Her inherent beauty, alongside qualities of modest elegance and quiet grace are outwardly communicated. To the viewer, Catherine is still meant to be the easy-going girl next door, yet unquestionably legitimised in her new role among Britain’s highest ranking nobility. After all, her delicate chemise is not just any shade of navy, but Windsor blue, a colour that visually and verbally ties the duchess to the powerhouse that is the royal family.
Even the earring the artist Emsley allowed to peek out has unspoken significance; remodeled from studs to glittering droplets, the earrings were once a favourite of Princess Diana and given to Catherine as a wedding gift from Prince William. Certainly not plucked at random from a jewelry armoire drawer, the earrings align Catherine’s identity with that of her husband’s well-loved and fondly remembered mother.
Known globally for her charm and youthful energy, the duchess is depicted here as more solemnly mature than images of her in the mass media reflect. Emsley unabashedly painted the first etchings of fine lines across Catherine’s filled-out face, and viewers can hardly ignore the presence of murky half-moon bags under her icy eyes. An aged appearance has the effect of defining the duchess as fairly matronly, a reminder to the public that she is the woman responsible for bearing the future heir to the throne and assuring the continuity of the Windsor line. Catherine’s beginning-to-crinkle visage, her closed-mouthed simper and the blackened matte portrait background combine to send the message that her exalted status, although newly gained, is permanent — that she is to be taken seriously as a figurehead of state, despite her comparatively common origins.

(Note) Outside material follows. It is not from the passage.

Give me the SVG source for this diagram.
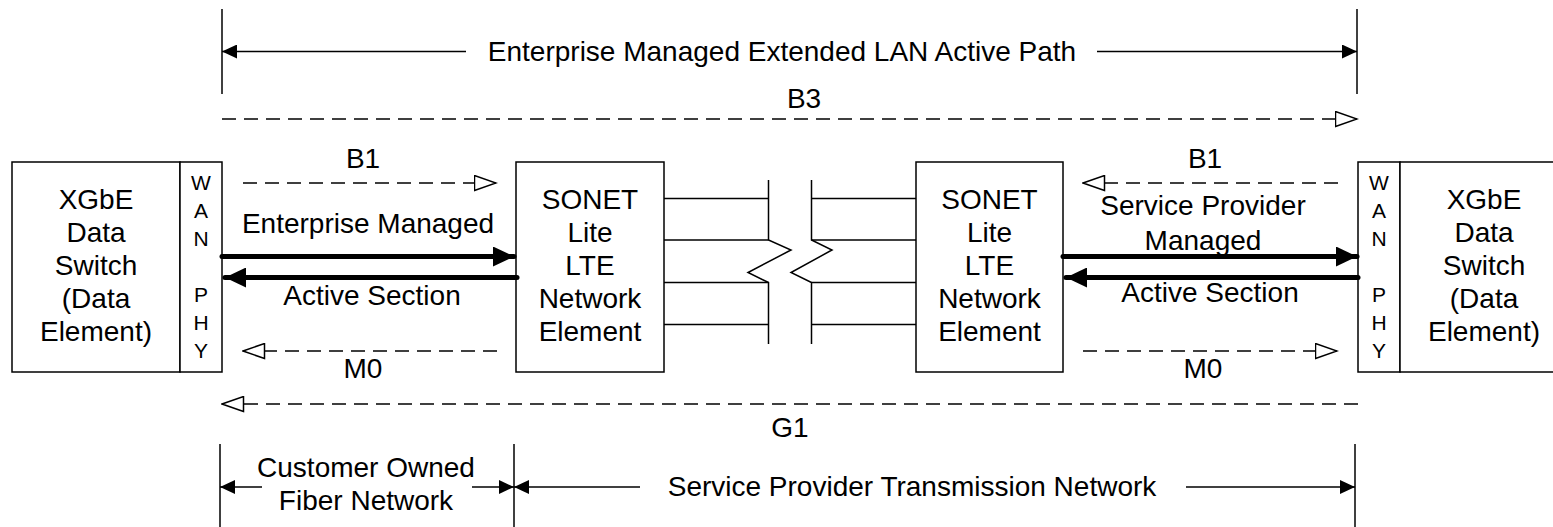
<svg xmlns="http://www.w3.org/2000/svg" width="1553" height="527" viewBox="0 0 1553 527">
<style>
.box{fill:#fff;stroke:#000;stroke-width:1.5}
.t{font-family:"Liberation Sans",Arial,sans-serif;font-size:28px;fill:#000;text-anchor:middle}
.w{font-family:"Liberation Sans",Arial,sans-serif;font-size:21px;fill:#000;text-anchor:middle}
.ln{stroke:#000;stroke-width:1.5;fill:none}
.dash{stroke:#000;stroke-width:1.5;fill:none;stroke-dasharray:14 8}
.thick{stroke:#000;stroke-width:5;fill:none;stroke-linecap:round}
</style>
<defs>
<marker id="arr" markerUnits="userSpaceOnUse" markerWidth="16" markerHeight="14" refX="15" refY="7" orient="auto" viewBox="0 0 16 14">
<path d="M0,0 L15,7 L0,14 z" fill="#000" stroke="none"/>
</marker>
<marker id="hollow" markerUnits="userSpaceOnUse" markerWidth="24" markerHeight="17" refX="22.5" refY="8.5" orient="auto" viewBox="0 0 24 17">
<path d="M1,1 L22.5,8.5 L1,16 z" fill="#fff" stroke="#000" stroke-width="1.5" stroke-dasharray="none"/>
</marker>
<marker id="big" markerUnits="userSpaceOnUse" markerWidth="22" markerHeight="20" refX="21" refY="10" orient="auto" viewBox="0 0 22 20">
<path d="M0,0 L21,10 L0,20 z" fill="#000" stroke="none"/>
</marker>
</defs>
<rect width="1553" height="527" fill="#fff"/>

<g id="xgbe-left">
<rect class="box" x="12" y="162" width="168" height="210"/>
<text class="t" x="96" y="209">XGbE</text>
<text class="t" x="96" y="242">Data</text>
<text class="t" x="96" y="275">Switch</text>
<text class="t" x="96" y="308">(Data</text>
<text class="t" x="96" y="341">Element)</text>
</g>
<g id="wanphy-left">
<rect class="box" x="180" y="162" width="42" height="210"/>
<text class="w" x="201" y="190">W</text>
<text class="w" x="201" y="218">A</text>
<text class="w" x="201" y="246">N</text>
<text class="w" x="201" y="302">P</text>
<text class="w" x="201" y="330">H</text>
<text class="w" x="201" y="358">Y</text>
</g>
<g id="sonet-left">
<rect class="box" x="516" y="162" width="148" height="210"/>
<text class="t" x="590" y="209">SONET</text>
<text class="t" x="590" y="242">Lite</text>
<text class="t" x="590" y="275">LTE</text>
<text class="t" x="590" y="308">Network</text>
<text class="t" x="590" y="341">Element</text>
</g>
<g id="sonet-right">
<rect class="box" x="916" y="162" width="147" height="210"/>
<text class="t" x="989.5" y="209">SONET</text>
<text class="t" x="989.5" y="242">Lite</text>
<text class="t" x="989.5" y="275">LTE</text>
<text class="t" x="989.5" y="308">Network</text>
<text class="t" x="989.5" y="341">Element</text>
</g>
<g id="wanphy-right">
<rect class="box" x="1358" y="162" width="42" height="210"/>
<text class="w" x="1379" y="190">W</text>
<text class="w" x="1379" y="218">A</text>
<text class="w" x="1379" y="246">N</text>
<text class="w" x="1379" y="302">P</text>
<text class="w" x="1379" y="330">H</text>
<text class="w" x="1379" y="358">Y</text>
</g>
<g id="xgbe-right">
<rect class="box" x="1400" y="162" width="168" height="210"/>
<text class="t" x="1484" y="209">XGbE</text>
<text class="t" x="1484" y="242">Data</text>
<text class="t" x="1484" y="275">Switch</text>
<text class="t" x="1484" y="308">(Data</text>
<text class="t" x="1484" y="341">Element)</text>
</g>

<g id="connectors">
<!-- top span -->
<line class="ln" x1="222" y1="9" x2="222" y2="94"/>
<line class="ln" x1="1357" y1="9" x2="1357" y2="94"/>
<line class="ln" x1="466" y1="51.5" x2="222" y2="51.5" marker-end="url(#arr)"/>
<line class="ln" x1="1097" y1="51.5" x2="1357" y2="51.5" marker-end="url(#arr)"/>
<text class="t" x="782" y="61">Enterprise Managed Extended LAN Active Path</text>
<text class="t" x="804" y="108">B3</text>
<line class="dash" x1="222" y1="119" x2="1357" y2="119" marker-end="url(#hollow)"/>

<!-- left section -->
<text class="t" x="363" y="168">B1</text>
<line class="dash" x1="243" y1="183" x2="496" y2="183" marker-end="url(#hollow)"/>
<text class="t" x="368" y="233">Enterprise Managed</text>
<line class="thick" x1="222" y1="256.5" x2="514" y2="256.5" marker-end="url(#big)"/>
<line class="thick" x1="517" y1="277.5" x2="225" y2="277.5" marker-end="url(#big)"/>
<text class="t" x="372" y="305">Active Section</text>
<line class="dash" x1="497" y1="351" x2="243" y2="351" marker-end="url(#hollow)"/>
<text class="t" x="363" y="378">M0</text>

<!-- middle break -->
<line class="ln" x1="664" y1="198.5" x2="768.5" y2="198.5"/>
<line class="ln" x1="664" y1="240" x2="768.5" y2="240"/>
<line class="ln" x1="664" y1="282.5" x2="768.5" y2="282.5"/>
<line class="ln" x1="664" y1="324.5" x2="768.5" y2="324.5"/>
<line class="ln" x1="811.5" y1="198.5" x2="916" y2="198.5"/>
<line class="ln" x1="811.5" y1="240" x2="916" y2="240"/>
<line class="ln" x1="811.5" y1="282.5" x2="916" y2="282.5"/>
<line class="ln" x1="811.5" y1="324.5" x2="916" y2="324.5"/>
<polyline class="ln" points="768.5,180 768.5,240 791,250 748,272.5 768.5,282.5 768.5,344"/>
<polyline class="ln" points="811.5,180 811.5,240 832,250 791,272.5 811.5,282.5 811.5,344"/>

<!-- right section -->
<text class="t" x="1205" y="168">B1</text>
<line class="dash" x1="1338" y1="183" x2="1083" y2="183" marker-end="url(#hollow)"/>
<text class="t" x="1203" y="215">Service Provider</text>
<text class="t" x="1203" y="250">Managed</text>
<line class="thick" x1="1063" y1="256.5" x2="1357" y2="256.5" marker-end="url(#big)"/>
<line class="thick" x1="1358" y1="277.5" x2="1066" y2="277.5" marker-end="url(#big)"/>
<text class="t" x="1210" y="302">Active Section</text>
<line class="dash" x1="1083" y1="351" x2="1337" y2="351" marker-end="url(#hollow)"/>
<text class="t" x="1203" y="378">M0</text>

<!-- G1 -->
<line class="dash" x1="1358" y1="404" x2="222" y2="404" marker-end="url(#hollow)"/>
<text class="t" x="790" y="437">G1</text>

<!-- bottom spans -->
<line class="ln" x1="220" y1="444" x2="220" y2="527"/>
<line class="ln" x1="514" y1="444" x2="514" y2="527"/>
<line class="ln" x1="1355" y1="444" x2="1355" y2="527"/>
<line class="ln" x1="262" y1="487" x2="220" y2="487" marker-end="url(#arr)"/>
<line class="ln" x1="472" y1="487" x2="514" y2="487" marker-end="url(#arr)"/>
<text class="t" x="366" y="477">Customer Owned</text>
<text class="t" x="366" y="510">Fiber Network</text>
<line class="ln" x1="640" y1="487" x2="514" y2="487" marker-end="url(#arr)"/>
<line class="ln" x1="1186" y1="487" x2="1355" y2="487" marker-end="url(#arr)"/>
<text class="t" x="912" y="496">Service Provider Transmission Network</text>
</g>
</svg>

Catherine desired a simple image of herself; her sole request to Emsley was that she should look like a natural human being, not a woman on official duty.
Any photograph might have delivered such a humble vision of self, but the pricey oil painting commission, which cost a hefty 34,260 pounds sterling, demonstrates her assimilation into the royal family as only wealth can. Today, very much as in the past, it is the upper crust and oligarchs who can afford the allotments of money and leisure time required to sit patiently in a studio as an artist practices their immortalising paint tricks.
The duchess’ role as patron to the National Portrait Gallery is also poignantly reiterated by being exemplified in oil on canvas, the medium most traditional, popular and perhaps valued in the institution. As a semiotic sign, Catherine’s painted portrait, although relatively guileless upon immediate inspection, conveys multifaceted meanings concerning a modern monarchy consciously keen to assert itself as less ostentatious, yet as a powerful, unfading institution nonetheless.